Dataset records:
☆ ☆ ☆
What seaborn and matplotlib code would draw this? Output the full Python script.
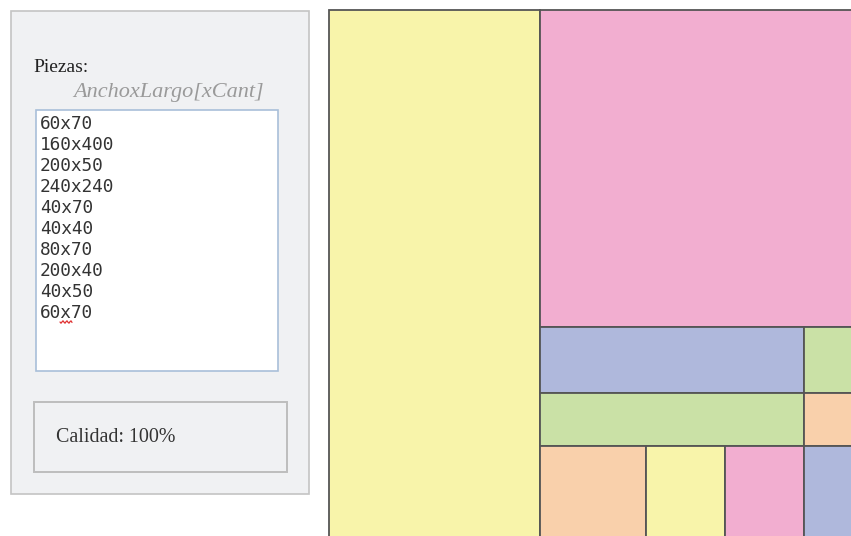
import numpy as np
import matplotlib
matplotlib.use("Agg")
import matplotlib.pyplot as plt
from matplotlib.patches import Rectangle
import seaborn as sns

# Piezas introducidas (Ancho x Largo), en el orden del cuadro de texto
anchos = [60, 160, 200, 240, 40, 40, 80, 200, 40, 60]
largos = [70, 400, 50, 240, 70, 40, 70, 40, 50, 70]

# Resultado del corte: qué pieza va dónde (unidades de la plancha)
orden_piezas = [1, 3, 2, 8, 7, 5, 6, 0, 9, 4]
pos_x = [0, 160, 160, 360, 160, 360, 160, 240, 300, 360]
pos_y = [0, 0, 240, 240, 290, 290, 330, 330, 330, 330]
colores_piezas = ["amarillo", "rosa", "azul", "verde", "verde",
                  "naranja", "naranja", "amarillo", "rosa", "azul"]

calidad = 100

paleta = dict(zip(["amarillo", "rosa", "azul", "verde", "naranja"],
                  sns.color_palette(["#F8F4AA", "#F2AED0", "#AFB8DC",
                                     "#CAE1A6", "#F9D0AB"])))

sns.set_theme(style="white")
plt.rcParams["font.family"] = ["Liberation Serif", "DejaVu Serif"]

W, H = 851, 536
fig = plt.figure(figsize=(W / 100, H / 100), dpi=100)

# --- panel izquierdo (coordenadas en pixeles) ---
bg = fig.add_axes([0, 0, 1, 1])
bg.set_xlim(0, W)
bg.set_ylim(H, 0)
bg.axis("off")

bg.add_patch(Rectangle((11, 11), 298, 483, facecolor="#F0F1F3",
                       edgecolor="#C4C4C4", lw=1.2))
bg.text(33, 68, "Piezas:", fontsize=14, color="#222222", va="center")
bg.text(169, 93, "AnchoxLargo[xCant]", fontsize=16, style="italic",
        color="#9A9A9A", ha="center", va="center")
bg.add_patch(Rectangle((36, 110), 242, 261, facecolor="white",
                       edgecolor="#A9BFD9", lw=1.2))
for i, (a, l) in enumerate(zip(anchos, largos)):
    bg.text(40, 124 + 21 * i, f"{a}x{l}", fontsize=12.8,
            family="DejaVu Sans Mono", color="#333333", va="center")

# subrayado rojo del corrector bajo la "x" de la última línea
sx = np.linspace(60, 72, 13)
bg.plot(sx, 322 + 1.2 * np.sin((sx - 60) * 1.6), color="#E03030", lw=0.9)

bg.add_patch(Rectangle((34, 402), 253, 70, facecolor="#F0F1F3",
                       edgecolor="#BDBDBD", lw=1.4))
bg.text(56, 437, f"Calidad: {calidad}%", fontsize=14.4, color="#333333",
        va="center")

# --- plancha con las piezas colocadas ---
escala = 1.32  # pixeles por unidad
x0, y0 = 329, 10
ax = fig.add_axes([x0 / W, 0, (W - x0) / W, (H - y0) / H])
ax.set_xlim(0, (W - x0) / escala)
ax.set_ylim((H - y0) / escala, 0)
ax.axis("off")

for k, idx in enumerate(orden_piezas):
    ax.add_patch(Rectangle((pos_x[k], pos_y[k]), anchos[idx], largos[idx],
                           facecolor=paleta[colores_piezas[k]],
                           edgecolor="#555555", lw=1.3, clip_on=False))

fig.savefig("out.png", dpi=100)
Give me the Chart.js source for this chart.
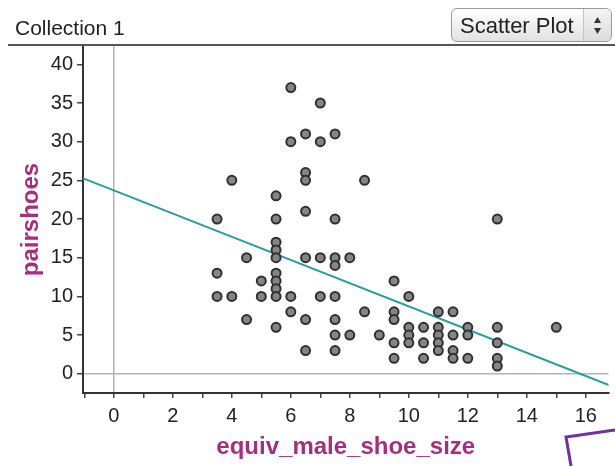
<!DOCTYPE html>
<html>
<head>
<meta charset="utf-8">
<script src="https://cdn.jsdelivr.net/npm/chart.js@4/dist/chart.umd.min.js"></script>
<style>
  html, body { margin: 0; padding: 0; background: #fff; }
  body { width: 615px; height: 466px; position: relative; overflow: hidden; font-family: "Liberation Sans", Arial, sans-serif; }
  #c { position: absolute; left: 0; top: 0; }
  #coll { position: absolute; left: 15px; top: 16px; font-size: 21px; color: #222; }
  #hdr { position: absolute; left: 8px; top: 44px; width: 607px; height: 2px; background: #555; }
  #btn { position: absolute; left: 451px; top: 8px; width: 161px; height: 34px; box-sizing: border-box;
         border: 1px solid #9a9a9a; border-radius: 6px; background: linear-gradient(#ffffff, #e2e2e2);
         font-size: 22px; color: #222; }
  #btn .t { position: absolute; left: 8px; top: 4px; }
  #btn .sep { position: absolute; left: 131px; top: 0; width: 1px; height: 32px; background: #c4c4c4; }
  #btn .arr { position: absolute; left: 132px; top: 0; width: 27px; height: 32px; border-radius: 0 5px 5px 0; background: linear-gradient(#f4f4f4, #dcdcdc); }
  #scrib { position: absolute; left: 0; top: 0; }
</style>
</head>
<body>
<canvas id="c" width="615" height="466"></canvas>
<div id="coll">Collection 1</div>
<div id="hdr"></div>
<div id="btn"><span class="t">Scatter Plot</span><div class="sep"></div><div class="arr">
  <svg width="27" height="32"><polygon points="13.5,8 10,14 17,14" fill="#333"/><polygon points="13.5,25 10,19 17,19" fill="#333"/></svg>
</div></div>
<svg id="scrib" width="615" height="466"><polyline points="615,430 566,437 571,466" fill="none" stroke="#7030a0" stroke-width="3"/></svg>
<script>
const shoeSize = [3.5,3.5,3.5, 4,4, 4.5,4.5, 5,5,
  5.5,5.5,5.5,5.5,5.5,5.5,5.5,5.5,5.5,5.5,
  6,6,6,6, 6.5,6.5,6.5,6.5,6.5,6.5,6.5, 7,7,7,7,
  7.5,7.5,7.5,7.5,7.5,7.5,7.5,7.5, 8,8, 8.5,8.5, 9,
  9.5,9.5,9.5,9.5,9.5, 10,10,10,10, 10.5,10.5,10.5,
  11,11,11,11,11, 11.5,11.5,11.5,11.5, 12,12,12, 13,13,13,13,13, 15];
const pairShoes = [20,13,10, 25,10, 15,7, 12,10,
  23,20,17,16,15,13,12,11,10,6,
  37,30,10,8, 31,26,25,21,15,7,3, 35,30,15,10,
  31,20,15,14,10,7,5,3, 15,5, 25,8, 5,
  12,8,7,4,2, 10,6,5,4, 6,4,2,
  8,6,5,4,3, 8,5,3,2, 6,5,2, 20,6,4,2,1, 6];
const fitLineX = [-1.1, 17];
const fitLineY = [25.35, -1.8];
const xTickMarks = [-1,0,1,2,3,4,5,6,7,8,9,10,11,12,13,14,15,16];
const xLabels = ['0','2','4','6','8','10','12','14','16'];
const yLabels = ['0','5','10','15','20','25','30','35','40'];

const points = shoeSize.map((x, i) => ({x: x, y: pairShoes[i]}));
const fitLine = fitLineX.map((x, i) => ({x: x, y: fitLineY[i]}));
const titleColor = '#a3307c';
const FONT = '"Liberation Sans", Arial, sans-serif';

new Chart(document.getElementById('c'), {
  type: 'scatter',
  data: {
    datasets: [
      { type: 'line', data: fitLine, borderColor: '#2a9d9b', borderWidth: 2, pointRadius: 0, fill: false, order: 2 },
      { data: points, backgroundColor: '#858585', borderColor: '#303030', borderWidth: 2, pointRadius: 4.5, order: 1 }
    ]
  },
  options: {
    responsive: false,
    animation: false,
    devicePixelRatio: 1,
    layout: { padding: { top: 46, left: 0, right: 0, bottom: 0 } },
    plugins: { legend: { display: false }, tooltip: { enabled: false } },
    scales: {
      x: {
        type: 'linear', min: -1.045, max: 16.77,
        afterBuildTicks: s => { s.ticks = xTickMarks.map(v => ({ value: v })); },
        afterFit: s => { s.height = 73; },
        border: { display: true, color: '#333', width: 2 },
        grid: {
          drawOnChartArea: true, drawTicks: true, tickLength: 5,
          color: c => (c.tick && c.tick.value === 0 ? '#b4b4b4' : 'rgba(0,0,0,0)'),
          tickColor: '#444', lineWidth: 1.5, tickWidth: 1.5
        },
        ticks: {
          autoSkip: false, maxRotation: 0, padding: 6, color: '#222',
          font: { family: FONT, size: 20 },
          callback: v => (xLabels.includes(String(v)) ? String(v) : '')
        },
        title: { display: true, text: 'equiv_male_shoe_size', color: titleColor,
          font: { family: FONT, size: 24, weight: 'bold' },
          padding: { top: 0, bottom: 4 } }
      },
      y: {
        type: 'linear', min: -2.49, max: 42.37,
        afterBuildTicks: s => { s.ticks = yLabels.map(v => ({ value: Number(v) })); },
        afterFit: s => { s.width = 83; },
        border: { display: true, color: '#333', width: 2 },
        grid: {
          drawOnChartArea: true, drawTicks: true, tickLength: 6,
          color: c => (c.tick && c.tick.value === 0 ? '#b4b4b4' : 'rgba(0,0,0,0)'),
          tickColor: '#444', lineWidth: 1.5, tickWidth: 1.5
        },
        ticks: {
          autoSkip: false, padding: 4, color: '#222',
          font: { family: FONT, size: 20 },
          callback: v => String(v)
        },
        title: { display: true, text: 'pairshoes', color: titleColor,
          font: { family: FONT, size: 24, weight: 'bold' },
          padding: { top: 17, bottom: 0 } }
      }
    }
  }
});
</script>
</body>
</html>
☆ ☆ ☆
### Task statement
Retype the records above word for word, from their first line through the line containing "40, 50, 70]", and leave out every picture.

### Exercise solution
What seaborn and matplotlib code would draw this? Output the full Python script.
import numpy as np
import matplotlib
matplotlib.use("Agg")
import matplotlib.pyplot as plt
from matplotlib.patches import Rectangle
import seaborn as sns

# Piezas introducidas (Ancho x Largo), en el orden del cuadro de texto
anchos = [60, 160, 200, 240, 40, 40, 80, 200, 40, 60]
largos = [70, 400, 50, 240, 70, 40, 70, 40, 50, 70]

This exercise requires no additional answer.